Où le risque de guerre nucléaire est-il le plus grand aujourd’hui? En Asie du Sud, entre l'Inde et le Pakistan?
Oui, c’est la région la plus dangereuse. Si l’Inde devait intervenir au Pakistan, Islamabad pourrait réagir violemment. Les deux pays ont d’importants arsenaux nucléaires.
Vous avez aussi étudié la menace du terrorisme nucléaire. Est-il réaliste de penser qu’une arme puisse tomber entre de mauvaises mains?
Oui, c’est une possibilité bien réelle. La Corée du Nord produit des armes à un rythme effréné.
Le fait que l’Ukraine ait renoncé à ses armes nucléaires après la chute de l’URSS a-t-elle été une erreur?
Excellente question. Beaucoup d’Ukrainiens répondraient sûrement oui.
Et vous, que dites-vous?
J’ai participé aux discussions concernant le désarmement nucléaire depuis les années 1980.
Le mémorandum de Budapest de 1994, dans lequel l’Ukraine acceptait de se dénucléariser en échange de garanties de sécurité de la part des Etats-Unis, du Royaume-Uni et de la Russie, ne prévoyait aucun mécanisme de mise en œuvre ni de contrôle.
Vous avez rencontré Vladimir Poutine à plusieurs reprises.

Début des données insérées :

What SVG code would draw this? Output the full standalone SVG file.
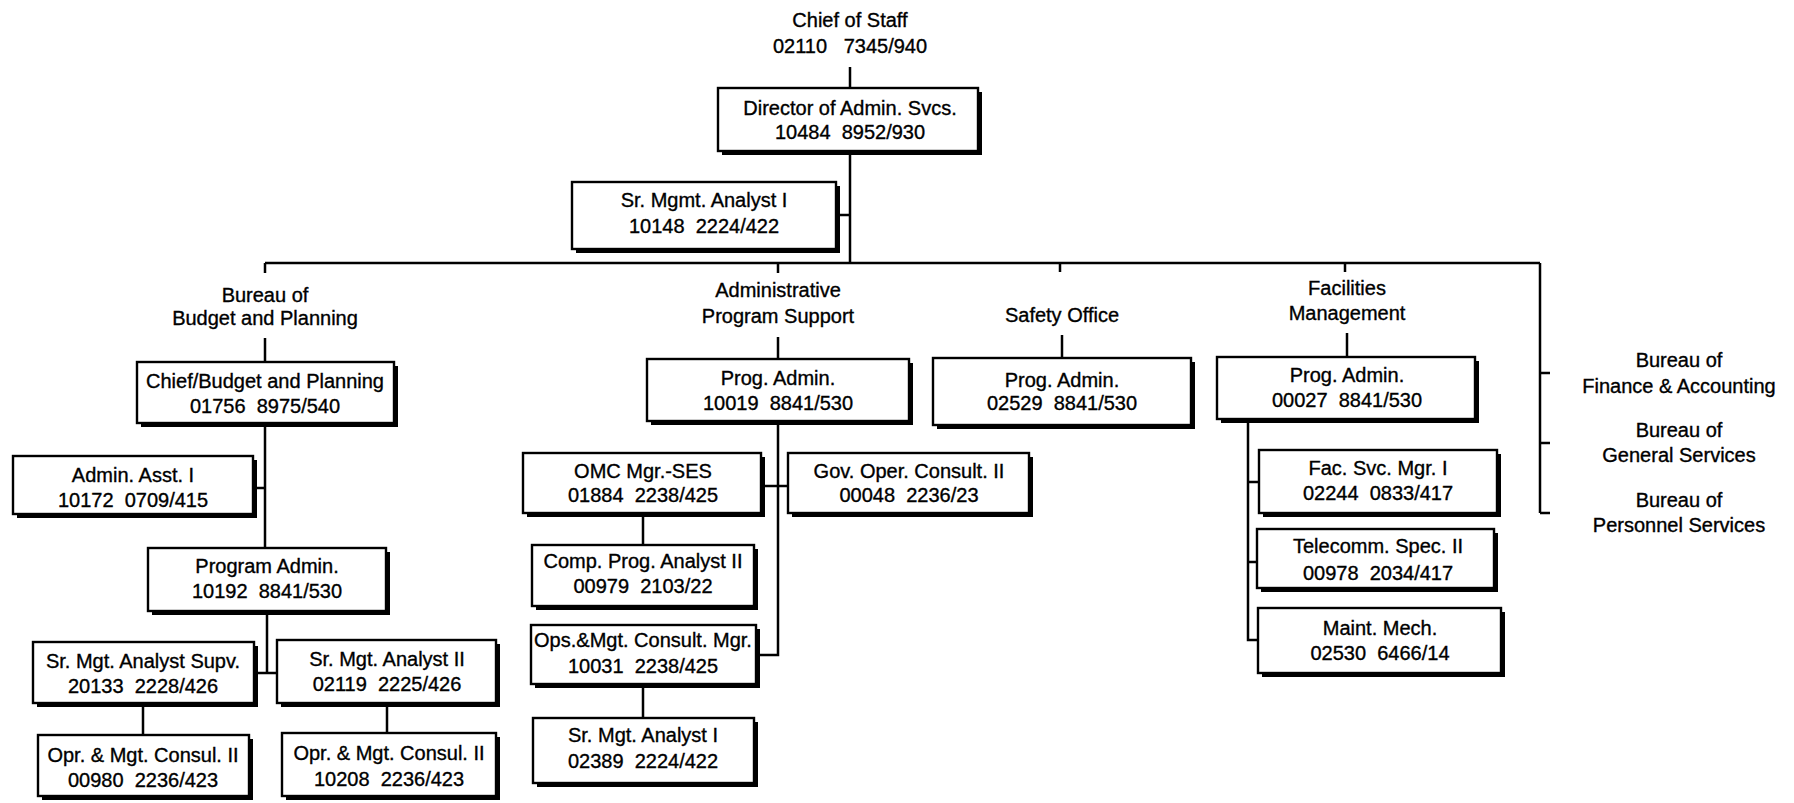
<svg xmlns="http://www.w3.org/2000/svg" width="1794" height="803" viewBox="0 0 1794 803">
<style>
  text { font-family: "Liberation Sans", Arial, sans-serif; font-size: 20px; fill: #000; stroke: #000; stroke-width: 0.35; text-anchor: middle; white-space: pre; }
  .sh { fill: #000; }
  .bx { fill: #fff; stroke: #000; stroke-width: 2.4; }
  .ln { fill: none; stroke: #000; stroke-width: 2.5; }
</style>
<rect width="1794" height="803" fill="#fff"/>

<!-- connectors -->
<g id="connectors" class="ln">
  <path d="M850 67V88M850 151V263"/>
  <path d="M836 215H850"/>
  <path d="M265 263H1540"/>
  <path d="M265 263V273M778 263V273M1060 263V272M1345 263V272"/>
  <path d="M1540 263V513M1540 373H1550M1540 443H1550M1540 513H1550"/>
  <!-- budget and planning -->
  <path d="M265 338V362M265 423V548M253 488H265"/>
  <path d="M267 611V673M254 673H277"/>
  <path d="M143 703V735M387 703V733"/>
  <!-- administrative program support -->
  <path d="M778 337V359M778 421V655H756"/>
  <path d="M761 486H788"/>
  <path d="M643 513V545M643 684V718"/>
  <!-- safety office -->
  <path d="M1062 335V358"/>
  <!-- facilities management -->
  <path d="M1347 333V357"/>
  <path d="M1248 419V640H1258M1248 482H1259M1248 562H1257"/>
</g>

<!-- unboxed labels -->
<g id="chief-of-staff">
  <text x="850" y="27">Chief of Staff</text>
  <text x="850" y="53">02110   7345/940</text>
</g>
<g id="label-budget">
  <text x="265" y="302">Bureau of</text>
  <text x="265" y="325">Budget and Planning</text>
</g>
<g id="label-aps">
  <text x="778" y="297">Administrative</text>
  <text x="778" y="323">Program Support</text>
</g>
<g id="label-safety">
  <text x="1062" y="322">Safety Office</text>
</g>
<g id="label-facilities">
  <text x="1347" y="295">Facilities</text>
  <text x="1347" y="320">Management</text>
</g>
<g id="bureau-finance">
  <text x="1679" y="367">Bureau of</text>
  <text x="1679" y="393">Finance &amp; Accounting</text>
</g>
<g id="bureau-general">
  <text x="1679" y="437">Bureau of</text>
  <text x="1679" y="462">General Services</text>
</g>
<g id="bureau-personnel">
  <text x="1679" y="507">Bureau of</text>
  <text x="1679" y="532">Personnel Services</text>
</g>

<!-- position boxes: shadow rect offset behind a white outlined rect -->
<g id="director">
  <rect class="sh" x="722" y="92" width="260" height="63"/>
  <rect class="bx" x="718" y="88" width="260" height="63"/>
  <text x="850" y="115">Director of Admin. Svcs.</text>
  <text x="850" y="139">10484  8952/930</text>
</g>
<g id="sr-mgmt-analyst-top">
  <rect class="sh" x="576" y="186" width="264" height="67"/>
  <rect class="bx" x="572" y="182" width="264" height="67"/>
  <text x="704" y="207">Sr. Mgmt. Analyst I</text>
  <text x="704" y="233">10148  2224/422</text>
</g>

<g id="chief-budget">
  <rect class="sh" x="141" y="366" width="257" height="61"/>
  <rect class="bx" x="137" y="362" width="257" height="61"/>
  <text x="265" y="388">Chief/Budget and Planning</text>
  <text x="265" y="413">01756  8975/540</text>
</g>
<g id="admin-asst">
  <rect class="sh" x="17" y="460" width="240" height="58"/>
  <rect class="bx" x="13" y="456" width="240" height="58"/>
  <text x="133" y="482">Admin. Asst. I</text>
  <text x="133" y="507">10172  0709/415</text>
</g>
<g id="program-admin">
  <rect class="sh" x="152" y="552" width="238" height="63"/>
  <rect class="bx" x="148" y="548" width="238" height="63"/>
  <text x="267" y="573">Program Admin.</text>
  <text x="267" y="598">10192  8841/530</text>
</g>
<g id="analyst-supv">
  <rect class="sh" x="37" y="646" width="221" height="61"/>
  <rect class="bx" x="33" y="642" width="221" height="61"/>
  <text x="143" y="668">Sr. Mgt. Analyst Supv.</text>
  <text x="143" y="693">20133  2228/426</text>
</g>
<g id="analyst-ii">
  <rect class="sh" x="281" y="644" width="219" height="63"/>
  <rect class="bx" x="277" y="640" width="219" height="63"/>
  <text x="387" y="666">Sr. Mgt. Analyst II</text>
  <text x="387" y="691">02119  2225/426</text>
</g>
<g id="opr-consul-left">
  <rect class="sh" x="42" y="739" width="211" height="61"/>
  <rect class="bx" x="38" y="735" width="211" height="61"/>
  <text x="143" y="762">Opr. &amp; Mgt. Consul. II</text>
  <text x="143" y="787">00980  2236/423</text>
</g>
<g id="opr-consul-right">
  <rect class="sh" x="286" y="737" width="214" height="63"/>
  <rect class="bx" x="282" y="733" width="214" height="63"/>
  <text x="389" y="760">Opr. &amp; Mgt. Consul. II</text>
  <text x="389" y="786">10208  2236/423</text>
</g>

<g id="aps-prog-admin">
  <rect class="sh" x="651" y="363" width="262" height="62"/>
  <rect class="bx" x="647" y="359" width="262" height="62"/>
  <text x="778" y="385">Prog. Admin.</text>
  <text x="778" y="410">10019  8841/530</text>
</g>
<g id="omc-mgr">
  <rect class="sh" x="527" y="457" width="238" height="60"/>
  <rect class="bx" x="523" y="453" width="238" height="60"/>
  <text x="643" y="478">OMC Mgr.-SES</text>
  <text x="643" y="502">01884  2238/425</text>
</g>
<g id="gov-oper">
  <rect class="sh" x="792" y="457" width="241" height="60"/>
  <rect class="bx" x="788" y="453" width="241" height="60"/>
  <text x="909" y="478">Gov. Oper. Consult. II</text>
  <text x="909" y="502">00048  2236/23</text>
</g>
<g id="comp-prog">
  <rect class="sh" x="536" y="549" width="222" height="61"/>
  <rect class="bx" x="532" y="545" width="222" height="61"/>
  <text x="643" y="568">Comp. Prog. Analyst II</text>
  <text x="643" y="593">00979  2103/22</text>
</g>
<g id="ops-mgt">
  <rect class="sh" x="535" y="629" width="225" height="59"/>
  <rect class="bx" x="531" y="625" width="225" height="59"/>
  <text x="643" y="647">Ops.&amp;Mgt. Consult. Mgr.</text>
  <text x="643" y="673">10031  2238/425</text>
</g>
<g id="sr-mgt-analyst-bottom">
  <rect class="sh" x="537" y="722" width="221" height="65"/>
  <rect class="bx" x="533" y="718" width="221" height="65"/>
  <text x="643" y="742">Sr. Mgt. Analyst I</text>
  <text x="643" y="768">02389  2224/422</text>
</g>

<g id="safety-prog-admin">
  <rect class="sh" x="937" y="362" width="258" height="67"/>
  <rect class="bx" x="933" y="358" width="258" height="67"/>
  <text x="1062" y="387">Prog. Admin.</text>
  <text x="1062" y="410">02529  8841/530</text>
</g>

<g id="fac-prog-admin">
  <rect class="sh" x="1221" y="361" width="258" height="62"/>
  <rect class="bx" x="1217" y="357" width="258" height="62"/>
  <text x="1347" y="382">Prog. Admin.</text>
  <text x="1347" y="407">00027  8841/530</text>
</g>
<g id="fac-svc-mgr">
  <rect class="sh" x="1263" y="454" width="238" height="63"/>
  <rect class="bx" x="1259" y="450" width="238" height="63"/>
  <text x="1378" y="475">Fac. Svc. Mgr. I</text>
  <text x="1378" y="500">02244  0833/417</text>
</g>
<g id="telecomm">
  <rect class="sh" x="1261" y="533" width="237" height="59"/>
  <rect class="bx" x="1257" y="529" width="237" height="59"/>
  <text x="1378" y="553">Telecomm. Spec. II</text>
  <text x="1378" y="580">00978  2034/417</text>
</g>
<g id="maint-mech">
  <rect class="sh" x="1262" y="612" width="243" height="65"/>
  <rect class="bx" x="1258" y="608" width="243" height="65"/>
  <text x="1380" y="635">Maint. Mech.</text>
  <text x="1380" y="660">02530  6466/14</text>
</g>
</svg>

Quelle impression vous a-t-il laissée?
En octobre 2001, peu après le 11 septembre, je me suis rendu à Moscou avec Donald Rumsfeld pour discuter de l’Afghanistan. J’y représentais la Maison-Blanche.
Il a évoqué les erreurs de l’URSS en Afghanistan. Il semblait encore envisager une coopération avec l’Occident. Après la réunion, Condoleezza Rice m’a appelé pour me demander mon avis. Je lui ai répondu: «Il pense en termes de puissance, pas d’idéologie.» C’est toujours le cas, sauf qu’aujourd’hui:
Comment cette guerre en Ukraine pourrait-elle se terminer? Avec un gel du conflit?
Cela conduirait simplement à un conflit en pause. Et Poutine sait tirer parti d'une telle situation. On le voit dans le Caucase.